707 Authorisation of providers

(1) In the case of an institutional arrangement, section 702(1) (exemption of interest payable under certified SAYE savings arrangements) only applies if, at the time the contract under the arrangement is made, the provider is authorised by the Treasury to enter into contracts under it.

(2) If the authorisation is conditional, the conditions must be met at that time.

(3) Authorisation may be given for arrangements generally or a particular arrangement.

(4) More than one authorisation may be given to the same provider.

708 Withdrawal and variation of authorisations

(1) The Treasury may withdraw the authorisation of a provider or vary it by imposing, varying or removing conditions.

(2) The withdrawal or variation is only effective if the Treasury—

(a) specify the date on which it is to take effect, and

(b) except in the case of a variation removing all conditions, give notice of it by post to the provider at least 28 days before that date.

(3) The withdrawal or variation does not affect contracts made before that date.

(4) The fact that a provider has had its authorisation withdrawn or varied does not affect the later exercise by the Treasury of its powers under section 707 or this section as respects the provider.

Chapter 5 Venture capital trust dividends

709 Venture capital trust dividends

(1) No liability to income tax arises in respect of a venture capital trust dividend if—

(a) conditions A and B are met, and

(b) where the dividend is paid in respect of shares acquired after 8th March 1999, condition C is met.

(2) In subsection (1) a “venture capital trust dividend” means a dividend paid in respect of ordinary shares in a company which—

(a) is a venture capital trust—

(i) at the end of the accounting period in which the profits or gains in respect of which it is paid arose or accrued, and

(ii) when the dividend is paid, and

(b) was such a trust when the person to whom it is paid acquired the shares.

(3) Condition A is that the person beneficially entitled to the dividend—

(a) is an individual of at least 18 years, and

(b) is beneficially entitled to it as the holder of the shares or as the person for whom, or for whose benefit, they are held by a nominee.

(4) Condition B is that—

(a) in the tax year in which the shares were acquired the market value of all the shares acquired by the individual or any nominee of the individual in companies which were venture capital trusts at the time of acquisition did not exceed £200,000, or

(b) in that year that market value exceeded £200,000, but the shares are treated under section 710 as having been acquired within that limit.

(5) For the purposes of subsection (4), the market value of a share is determined as at the time of its acquisition.
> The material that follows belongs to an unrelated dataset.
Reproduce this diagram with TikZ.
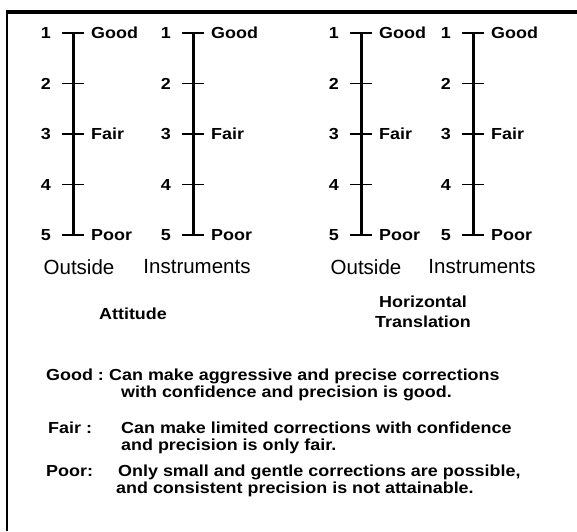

(6) Condition C is that the shares were acquired for genuine commercial reasons and not as part of a scheme or arrangement the main purpose of which, or one of the main purposes of which, was the avoidance of tax.

(7) Shares that were not so acquired are ignored for the purposes of subsection (4) and section 710 (whether or not they were acquired after 8th March 1999).

(8) In this section and in sections 710 and 711—

  • “market value” has the same meaning as in TCGA 1992 (see sections 272 and 273),

  • “nominee”, in relation to an individual, includes the trustees of a bare trust of which the individual is the only beneficiary, and

  • “ordinary shares” means shares forming part of the company’s ordinary share capital.

710 Treatment of shares where annual acquisition limit exceeded

(1) This section sets out the rules for determining which shares whose market value is relevant for the limit in section 709(4) are treated as shares acquired within that limit (“exempt shares”) where that limit is exceeded in a tax year.

(2) Shares are treated as exempt shares so far as their acquisition does not cause the limit to be exceeded at the time they are acquired.

(3) Subsection (2) is subject to subsection (4).

(4) If shares of different descriptions acquired on the same day cause the limit to be exceeded on that day, shares of each description are treated as exempt shares so far as their market value does not exceed the appropriate proportion of the available value.

(5) In subsection (4)—

  • “the appropriate proportion”, in relation to shares of a particular description, means the proportion which their market value bears to the market value of all the shares acquired on that day, and

  • “available value” means the maximum value of shares which could be acquired on that day without exceeding the limit.

711 Identification of shares after disposals

(1) In determining whether a disposal relates to shares in a company which were acquired when it was a venture capital trust or others, it is assumed that the others are disposed of first.

(2) In determining whether a disposal of shares in a company which were acquired when it was a venture capital trust relates to shares which meet the condition in section 709(4) (annual acquisition limit) or others (“excess shares”), assumptions A and B are to be made.

(3) Assumption A is that shares acquired on an earlier day are disposed of before those acquired on a later day.

(4) Assumption B is that where the shares were acquired on the same day, excess shares are disposed of first.

(5) For the purposes of this section, acquisitions and disposals by an individual’s nominee are treated as made by the individual, and acquisitions and disposals between them are ignored.